Finding People Under the Rainforest Roof with Lidar

Lincoln Laboratory is exploring the feasibility of building an airborne sensing system to detect the presence of humans under dense tree canopy.
A schematic of a plane equipped with a lidar detecting humans under dense tree canopy.
Lincoln Laboratory is assessing the feasibility of using a Doppler shift–sensing lidar, incorporated on an airborne platform flying at a particular elevation angle (off-nadir), to detect humans at a given range (R) under dense tree canopy.

Foliage-penetration lidar systems enable viewing of structures such as buildings, roads, and parked vehicles under the rainforest canopy. Also called the roof of the rainforest, the canopy is about a 20-foot-thick layer that features a dense tangle of trees, vines, and leaves. However, existing systems cannot currently detect the presence of humans under canopy, creating ambiguity as to whether people are actively using or have abandoned an identified structure. To remove this ambiguity, the Laboratory seeks to develop a Doppler-sensing lidar capable of detecting a unique human motion “signature,” distinct from the natural motion of plants and animals in the rainforest. For example, the motion of a human arm swing would be detectable because of the unique Doppler shift (apparent change in frequency of a wave to an observer moving relative to the wave source) that it imparts on a laser beam.

The Laboratory research team has been assessing the technical challenges associated with building a system of this kind. They are considering previously unexplored phenomenology of foliage-penetration lidar, such as the spatial distribution of canopy holes that allow lasers to “peek” through to the ground below.
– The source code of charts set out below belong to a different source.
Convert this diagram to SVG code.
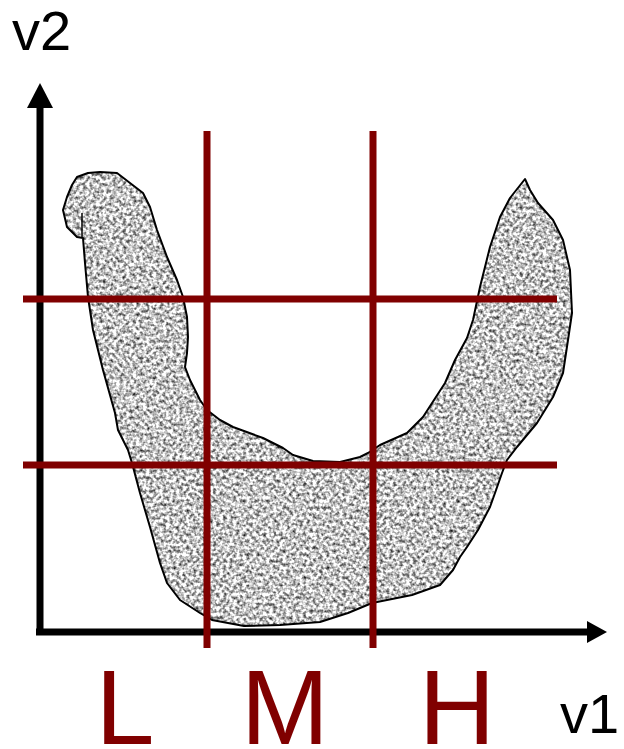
<svg xmlns="http://www.w3.org/2000/svg" width="624" height="749" viewBox="0 0 624 749">
<style>
.axis{stroke:#000;stroke-width:7;fill:none}
.grid{stroke:#800000;stroke-width:7;fill:none}
.lbl{font-family:"Liberation Sans",Arial,sans-serif;fill:#800000;font-size:106px;text-anchor:middle}
.var{font-family:"Liberation Sans",Arial,sans-serif;fill:#000;font-size:56px}
.outline{fill:none;stroke:#000;stroke-width:2;stroke-linejoin:round}
</style>
<defs>
<filter id="noise" filterUnits="userSpaceOnUse" x="0" y="0" width="624" height="749" color-interpolation-filters="sRGB">
<feTurbulence type="fractalNoise" baseFrequency="0.3" numOctaves="2" seed="7" result="t"/>
<feColorMatrix in="t" type="matrix" values="1.7 0 0 0 -0.08  1.7 0 0 0 -0.08  1.7 0 0 0 -0.08  0 0 0 0 1" result="g"/>
<feComposite in="g" in2="SourceGraphic" operator="in"/>
</filter>
<path id="blobShape" d="M77,177 L88,173 L100,172 L117,173 L130,183 L143,193 L150,207 L157,230 L167,257 L177,280 L183,297 L187,317 L188,337 L187,353 L185,367 L190,380 L200,400 L207,410 L220,420 L233,427 L263,438 L283,448 L293,455 L313,461 L340,462 L360,457 L368,453 L380,445 L407,433 L423,417 L445,383 L455,360 L467,338 L473,320 L480,287 L490,247 L500,217 L510,198 L525,179 L530,190 L538,203 L553,220 L563,240 L570,270 L572,313 L568,340 L563,373 L553,397 L537,423 L517,447 L507,460 L502,473 L495,493 L490,507 L478,530 L467,547 L460,557 L453,570 L440,585 L412,595 L372,603 L348,613 L320,622 L280,625 L244,626 L212,620 L200,613 L180,600 L167,583 L160,563 L150,527 L140,493 L132,463 L128,450 L118,430 L115,413 L103,370 L93,330 L88,297 L85,263 L83,238 L77,237 L67,227 L63,210 L67,197 L72,185 Z"/>
</defs>
<g id="axes">
<line class="axis" x1="40" y1="104" x2="40" y2="635"/>
<polygon points="40,83 27,108 53,108" fill="#000"/>
<line class="axis" x1="36" y1="632" x2="590" y2="632"/>
<polygon points="607,632 587,621 587,643" fill="#000"/>
</g>
<g id="blob">
<use href="#blobShape" fill="#000" filter="url(#noise)"/>
<use href="#blobShape" class="outline"/>
<line x1="82" y1="213" x2="82" y2="238" stroke="#000" stroke-width="1.5"/>
</g>
<g id="gridlines">
<line class="grid" x1="207" y1="131" x2="207" y2="648"/>
<line class="grid" x1="373" y1="131" x2="373" y2="648"/>
<line class="grid" x1="23" y1="299" x2="557" y2="299"/>
<line class="grid" x1="23" y1="465" x2="557" y2="465"/>
</g>
<g id="labels">
<text class="var" x="12" y="50">v2</text>
<text class="var" x="560" y="733">v1</text>
<text class="lbl" x="125" y="744">L</text>
<text class="lbl" x="285" y="744">M</text>
<text class="lbl" x="457" y="744">H</text>
</g>
</svg>
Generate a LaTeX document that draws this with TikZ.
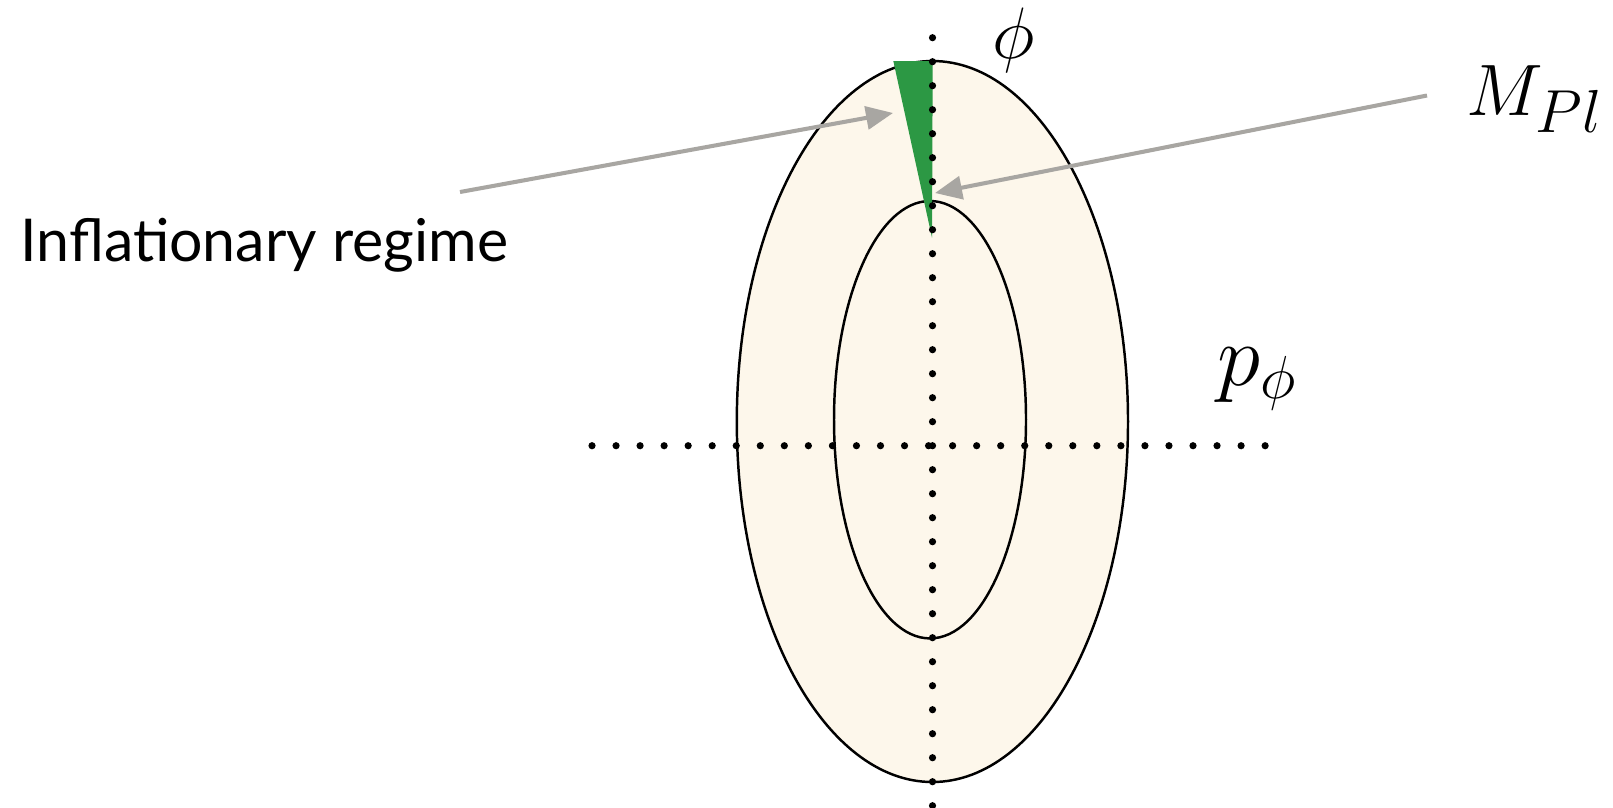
\documentclass[tikz,border=0pt]{standalone}
\usepackage{fontspec}
\newfontfamily\labelfont{Lato}
\usetikzlibrary{arrows.meta}
\definecolor{cream}{RGB}{253,247,235}
\definecolor{wedgegreen}{RGB}{44,152,68}
\definecolor{arrowgray}{RGB}{168,166,162}
\tikzset{
  ring/.style={fill=cream, draw=black, line width=0.7pt},
  axisdot/.style={fill=black},
  pointer/.style={draw=arrowgray, line width=1.15pt, -{Triangle[length=2.7mm,width=2.3mm]}},
  mathlabel/.style={inner sep=0pt, anchor=base west},
  textlabel/.style={inner sep=0pt, anchor=base west, font=\labelfont\fontsize{16.8}{20}\selectfont}
}
\begin{document}
\begin{tikzpicture}[x=0.1mm,y=-0.1mm]
\useasboundingbox (0,0) rectangle (1613,807);
% ellipses
\path[ring] (932.4,421.5) ellipse [x radius=195.6, y radius=360.5];
\path[ring] (930,419.7) ellipse [x radius=96, y radius=218.7];
% green wedge
\fill[wedgegreen] (893.3,61) -- (932.7,61) -- (932,237.7) -- cycle;
% axes
\foreach \i in {0,...,32} \fill[axisdot] (932.5,37.7+24*\i) circle[radius=3.6];
\foreach \i in {0,...,28} \fill[axisdot] (592+24.04*\i,445.7) circle[radius=3.6];
% labels
\node[mathlabel, anchor=base, font=\fontsize{19.5}{23}\selectfont] (phi) at (1014,58) {$\phi$};
\node[mathlabel, font=\fontsize{22.5}{26}\selectfont] (mpl) at (1466,115) {$M_{\mbox{\fontsize{17.5}{20}\selectfont$Pl$}}$};
\node[mathlabel, font=\fontsize{24.5}{29}\selectfont] (pphi) at (1217,385) {$p_\phi$};
\node[textlabel] (infl) at (20,261.7) {Inflationary regime};
% pointers
\coordinate (a1s) at (460,192);
\coordinate (a1e) at (893,113);
\coordinate (a2s) at (1427,95.5);
\coordinate (a2e) at (935,193);
\draw[pointer] (a1s) -- (a1e);
\draw[pointer] (a2s) -- (a2e);
\end{tikzpicture}
\end{document}
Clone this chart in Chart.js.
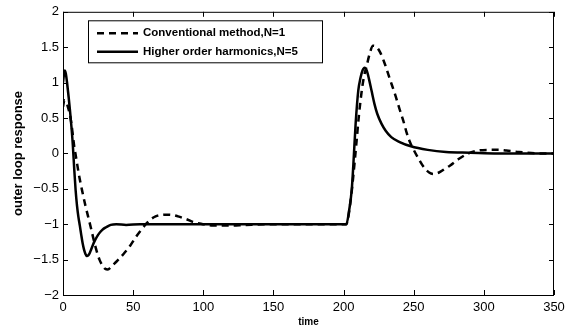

They are also considering the dynamics of flying such a system, including how the motion of the aircraft itself may influence the measured signal from a human on the ground. In addition, the researchers have partnered with the Laboratory’s Sensorimotor Technology Realization in Immersive Virtual Environments (STRIVE) Center to collect down-looking lidar measurements of walking humans. These measurements are providing critical data on the way that human motion will appear to a lidar sensor flying overhead. The team is currently building a proof-of-concept airborne demonstrator of the system. Field tests are scheduled for summer 2025, and the results will inform the design of a future field-ready system.